Belgium allows PKK to celebrate the anniversary of its first terror attack against Turkey

Belgium allows PKK to celebrate the anniversary of its first terror attack against Turkey

Belgium once again proved a safe haven for terrorist organizations as it allowed PKK supporters to stage a demonstration in central Brussels. PKK symphatizers, gathering in Spanjeplein Square, celebrated the group’s first attack against Turkey

PKK supporters gathered in Brussels’s Spanjeplein Square on Sunday to celebrate the anniversary of the terror group’s first attack against Turkey on 15 August 1984.

Despite the fact that Belgium and the European Union recognize the group as a terrorist organization, local authorities did nothing to prevent the demonstration or to disperse the PKK supporters.

At the rally, PKK banners were hung on lamp posts and posters of the jailed leader of the group were carried by the supporters.

PKK sympathizers at the demonstration demanded that the group’s leader Abdullah Öcalan be freed.

Belgium allows PKK to celebrate the anniversary of its first terror attack against Turkey

Brussels police allowed the group to stage the protest, even though Belgian officials said that the demonstration was “unauthorized.”

The 15 August 1984 PKK attacks, which were led by Mahsum Korkmaz, marked the start of PKK terror attacks in Turkey. PKK terrorists attacked the gendarmerie station in Eruh district of southeastern Siirt province and killed one gendarmerie soldier, injured six soldiers and three civilians. Simultaneously, PKK forces attacked a gendarmerie open-air facility, officer housings and a gendarmerie station in Şemdinli district of eastern Hakkâri and killed two police officers, injured one police officer and a soldier.

Belgium has before come under fire by Turkish authorities for their tolerance towards terrorist organizations operating in the country.
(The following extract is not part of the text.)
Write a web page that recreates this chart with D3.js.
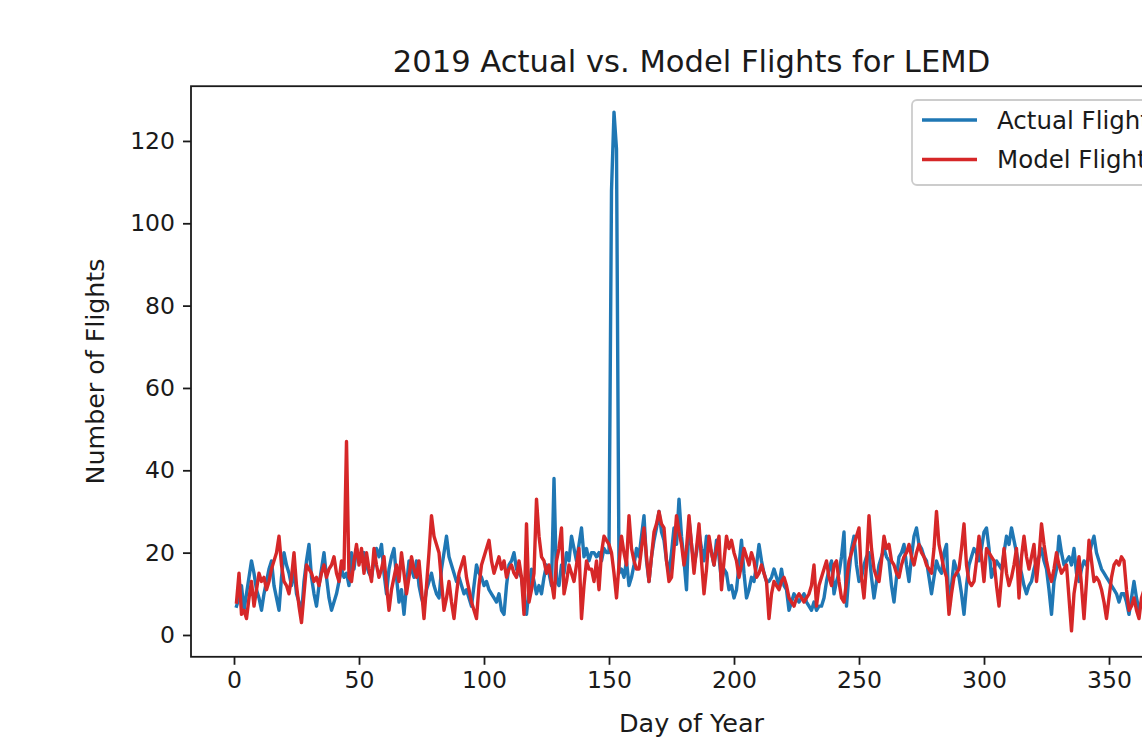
<!DOCTYPE html>
<html>
<head>
<meta charset="utf-8">
<title>2019 Actual vs. Model Flights for LEMD</title>
<script src="https://cdn.jsdelivr.net/npm/d3@7"></script>
<style>
    body { margin: 0; background: #fff; overflow: hidden; }
    svg { display: block; }
    text { font-family: "DejaVu Sans", sans-serif; fill: #1a1a1a; }
</style>
</head>
<body>
<script>
//line chart of daily flights, actual vs model

//day numbers 1..365 are built from the length of the series below
var actualFlights = [
    7, 9, 12, 6, 10, 14, 18, 15, 11, 9,
    6, 10, 13, 16, 18, 12, 9, 6, 14, 20,
    17, 15, 12, 16, 10, 8, 5, 13, 18, 22,
    14, 10, 7, 12, 16, 20, 14, 9, 6, 8,
    10, 13, 16, 14, 15, 12, 20, 16, 21, 18,
    19, 20, 17, 15, 14, 18, 21, 19, 22, 15,
    10, 16, 19, 21, 14, 8, 11, 5, 12, 18,
    16, 14, 18, 12, 9, 7, 11, 13, 15, 12,
    10, 9, 16, 20, 24, 19, 17, 15, 13, 14,
    12, 10, 11, 9, 7, 12, 17, 15, 14, 12,
    13, 11, 10, 9, 8, 10, 6, 5, 12, 17,
    18, 20, 16, 15, 14, 9, 5, 11, 16, 13,
    10, 12, 10, 14, 17, 15, 12, 38, 13, 12,
    17, 15, 20, 18, 24, 21, 18, 22, 26, 19,
    21, 18, 20, 20, 19, 20, 18, 21, 20, 20,
    108, 127, 118, 15, 16, 14, 18, 12, 14, 17,
    21, 19, 24, 29, 18, 13, 19, 23, 26, 30,
    25, 23, 18, 15, 20, 26, 22, 33, 24, 18,
    11, 28, 22, 17, 20, 25, 21, 18, 24, 22,
    20, 17, 23, 19, 13, 16, 15, 11, 12, 9,
    11, 17, 23, 15, 9, 11, 14, 13, 17, 22,
    18, 15, 13, 13, 14, 16, 14, 12, 16, 12,
    11, 6, 8, 10, 9, 8, 9, 10, 8, 7,
    6, 8, 6, 7, 7, 9, 13, 16, 18, 10,
    13, 15, 19, 25, 7, 15, 21, 24, 17, 13,
    14, 17, 19, 20, 14, 9, 13, 17, 19, 21,
    19, 18, 12, 8, 14, 19, 20, 22, 17, 13,
    19, 24, 26, 22, 21, 19, 18, 14, 10, 14,
    18, 16, 15, 20, 22, 6, 12, 18, 16, 14,
    10, 5, 12, 17, 19, 21, 20, 18, 21, 25,
    26, 21, 14, 16, 18, 17, 16, 20, 24, 22,
    26, 23, 20, 17, 15, 12, 10, 12, 13, 16,
    18, 19, 21, 18, 16, 11, 5, 13, 16, 24,
    20, 17, 18, 19, 17, 21, 15, 13, 16, 18,
    17, 19, 22, 24, 20, 18, 16, 15, 14, 13,
    12, 11, 10, 8, 10, 10, 8, 5, 9, 13,
    9, 6, 8, 9, 11
];

var modelFlights = [
    8, 15, 5, 6, 4, 9, 13, 7, 11, 15,
    13, 14, 11, 13, 16, 18, 20, 24, 17, 13,
    12, 10, 14, 20, 12, 7, 3, 10, 17, 16,
    15, 13, 14, 12, 15, 17, 14, 16, 17, 19,
    15, 13, 18, 16, 47, 14, 13, 18, 22, 17,
    21, 15, 20, 16, 13, 21, 17, 14, 16, 19,
    12, 6, 11, 14, 17, 13, 20, 15, 10, 14,
    19, 16, 14, 18, 11, 4, 12, 20, 29, 24,
    22, 20, 13, 6, 9, 13, 8, 4, 10, 15,
    17, 19, 14, 11, 8, 6, 4, 12, 17, 19,
    21, 23, 18, 15, 17, 19, 16, 18, 14, 16,
    17, 15, 14, 18, 14, 5, 27, 8, 11, 15,
    33, 24, 19, 18, 15, 17, 13, 9, 18, 21,
    26, 10, 13, 17, 15, 13, 17, 21, 4, 12,
    18, 16, 16, 13, 18, 11, 20, 24, 23, 22,
    20, 15, 9, 17, 24, 20, 17, 29, 21, 18,
    16, 16, 21, 26, 19, 13, 19, 25, 27, 30,
    27, 26, 18, 13, 14, 21, 29, 25, 22, 17,
    21, 29, 22, 15, 21, 27, 18, 10, 16, 24,
    20, 17, 21, 24, 11, 18, 24, 21, 23, 20,
    18, 14, 17, 21, 19, 17, 20, 18, 14, 15,
    17, 15, 13, 4, 10, 13, 12, 11, 13, 14,
    12, 9, 8, 7, 9, 10, 9, 8, 9, 10,
    12, 17, 7, 12, 14, 16, 18, 14, 12, 17,
    18, 13, 9, 8, 13, 18, 20, 22, 24, 26,
    14, 9, 17, 29, 21, 16, 14, 13, 18, 24,
    21, 22, 18, 17, 15, 14, 17, 19, 20, 22,
    19, 17, 20, 22, 20, 19, 17, 16, 15, 21,
    30, 22, 19, 16, 14, 5, 10, 14, 15, 16,
    21, 27, 17, 13, 12, 13, 18, 24, 19, 13,
    21, 20, 19, 18, 12, 7, 14, 21, 15, 12,
    14, 17, 21, 9, 19, 24, 19, 16, 19, 22,
    13, 19, 27, 22, 18, 15, 13, 16, 20, 17,
    15, 16, 17, 9, 1, 10, 14, 19, 12, 4,
    13, 23, 18, 13, 14, 13, 11, 8, 4, 9,
    14, 17, 18, 17, 19, 18, 11, 6, 7, 9,
    6, 4, 9, 11, 10
];

var seriesNames = ["Actual Flights", "Model Flights"];
var seriesColors = ["#1f77b4", "#d62728"];
var xTicks = [0, 50, 100, 150, 200, 250, 300, 350];
var yTicks = [0, 20, 40, 60, 80, 100, 120];

(function(){

window.onload = setChart();

function setChart(){
    //frame dimensions, the plot runs past the right edge like the source picture
    var width = 1142,
        height = 739;

    var plotLeft = 191,
        plotRight = 1192,
        plotTop = 86.2,
        plotBottom = 656.8;

    var chart = d3.select("body")
        .append("svg")
        .attr("width", width)
        .attr("height", height);

    chart.append("rect")
        .attr("width", width)
        .attr("height", height)
        .attr("fill", "#fff");

    //build rows for each series
    var series = [actualFlights, modelFlights].map(function(vals, s){
        return {
            name: seriesNames[s],
            color: seriesColors[s],
            values: vals.map(function(v, i){ return {day: i + 1, flights: v}; })
        };
    });

    //matplotlib style 5% margins around the data
    var x = d3.scaleLinear()
        .domain([-17.2, 383.2])
        .range([plotLeft, plotRight]);

    var y = d3.scaleLinear()
        .domain([-5.3, 133.3])
        .range([plotBottom, plotTop]);

    chart.append("clipPath")
        .attr("id", "plotClip")
        .append("rect")
        .attr("x", plotLeft)
        .attr("y", plotTop)
        .attr("width", plotRight - plotLeft)
        .attr("height", plotBottom - plotTop);

    var line = d3.line()
        .x(function(d){ return x(d.day); })
        .y(function(d){ return y(d.flights); });

    chart.append("g")
        .attr("clip-path", "url(#plotClip)")
        .selectAll(".series")
        .data(series)
        .enter()
        .append("path")
        .attr("class", "series")
        .attr("d", function(d){ return line(d.values); })
        .attr("fill", "none")
        .attr("stroke", function(d){ return d.color; })
        .attr("stroke-width", 3.4)
        .attr("stroke-linejoin", "round")
        .attr("stroke-linecap", "square");

    setAxes(chart, x, y, plotLeft, plotRight, plotTop, plotBottom);
    setLegend(chart, series);
};

function setAxes(chart, x, y, plotLeft, plotRight, plotTop, plotBottom){
    var xAxis = d3.axisBottom(x)
        .tickValues(xTicks)
        .tickSizeOuter(0)
        .tickSize(8)
        .tickPadding(7);

    var yAxis = d3.axisLeft(y)
        .tickValues(yTicks)
        .tickSizeOuter(0)
        .tickSize(8)
        .tickPadding(8);

    var gx = chart.append("g")
        .attr("transform", "translate(0," + plotBottom + ")")
        .call(xAxis);

    var gy = chart.append("g")
        .attr("transform", "translate(" + plotLeft + ",0)")
        .call(yAxis);

    [gx, gy].forEach(function(g){
        g.select(".domain").remove();
        g.selectAll(".tick line").attr("stroke", "#1a1a1a").attr("stroke-width", 1.8);
        g.selectAll(".tick text")
            .attr("font-family", "DejaVu Sans")
            .attr("font-size", 23.5)
            .attr("fill", "#1a1a1a");
    });

    //frame round the plot
    chart.append("rect")
        .attr("x", plotLeft)
        .attr("y", plotTop)
        .attr("width", plotRight - plotLeft)
        .attr("height", plotBottom - plotTop)
        .attr("fill", "none")
        .attr("stroke", "#1a1a1a")
        .attr("stroke-width", 1.8);

    chart.append("text")
        .attr("x", (plotLeft + plotRight) / 2)
        .attr("y", 72)
        .attr("text-anchor", "middle")
        .attr("font-size", 30.6)
        .text("2019 Actual vs. Model Flights for LEMD");

    chart.append("text")
        .attr("x", (plotLeft + plotRight) / 2)
        .attr("y", 732)
        .attr("text-anchor", "middle")
        .attr("font-size", 25.5)
        .text("Day of Year");

    chart.append("text")
        .attr("transform", "translate(104," + (plotTop + plotBottom) / 2 + ") rotate(-90)")
        .attr("text-anchor", "middle")
        .attr("font-size", 25.3)
        .text("Number of Flights");
};

function setLegend(chart, series){
    //the source picture is cut at the right edge, so is this legend
    var legend = chart.append("g")
        .attr("transform", "translate(912,100)");

    legend.append("rect")
        .attr("width", 300)
        .attr("height", 85)
        .attr("rx", 5)
        .attr("fill", "#fff")
        .attr("fill-opacity", 0.8)
        .attr("stroke", "#cccccc")
        .attr("stroke-width", 1.8);

    var items = legend.selectAll(".item")
        .data(series)
        .enter()
        .append("g")
        .attr("class", "item")
        .attr("transform", function(d, i){ return "translate(0," + (20 + i * 39.5) + ")"; });

    items.append("line")
        .attr("x1", 10)
        .attr("x2", 65)
        .attr("stroke", function(d){ return d.color; })
        .attr("stroke-width", 3.4);

    items.append("text")
        .attr("x", 85)
        .attr("dy", "0.35em")
        .attr("font-size", 24.5)
        .text(function(d){ return d.name; });
};

})();
</script>
</body>
</html>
Fehriye Erdal, a member of the Revolutionary People’s Liberation Party Front (DHKP-C) terrorist organization, who was involved in the killing of a prominent Turkish businessman in 1996, had fled to Belgium after the murder and was not extradited to Turkey despite all demands. The country also does not recognize her as a terrorist and describes as a “gang member.”

Zübeyir Aydar, a senior PKK member who the U.S. Treasury Department has designated as an international drug trafficker, was arrested in Belgium in 2010 but released three weeks later.

The PKK broke an almost two-year-long unilateral cease-fire with the Turkish state in July 2015, and resumed its armed campaign, which has seen civilians targeted. Hundreds of police, military officers and civilians were killed by PKK attacks, while the Turkish military has conducted a campaign both in Turkey and in the mountainous regions of northern Iraq, where senior PKK cadres hide out. Airstrikes in northern Iraq, as well as operations in southeastern and eastern Turkey, have killed thousands of militants.

The PKK is recognized as a terrorist organization by the U.S., EU and Turkey. Formed in 1978, the group had been fighting the Turkish state for an independent Kurdistan until the early 2000s. The group then shifted its goal to autonomy in predominately Kurdish regions of Turkey.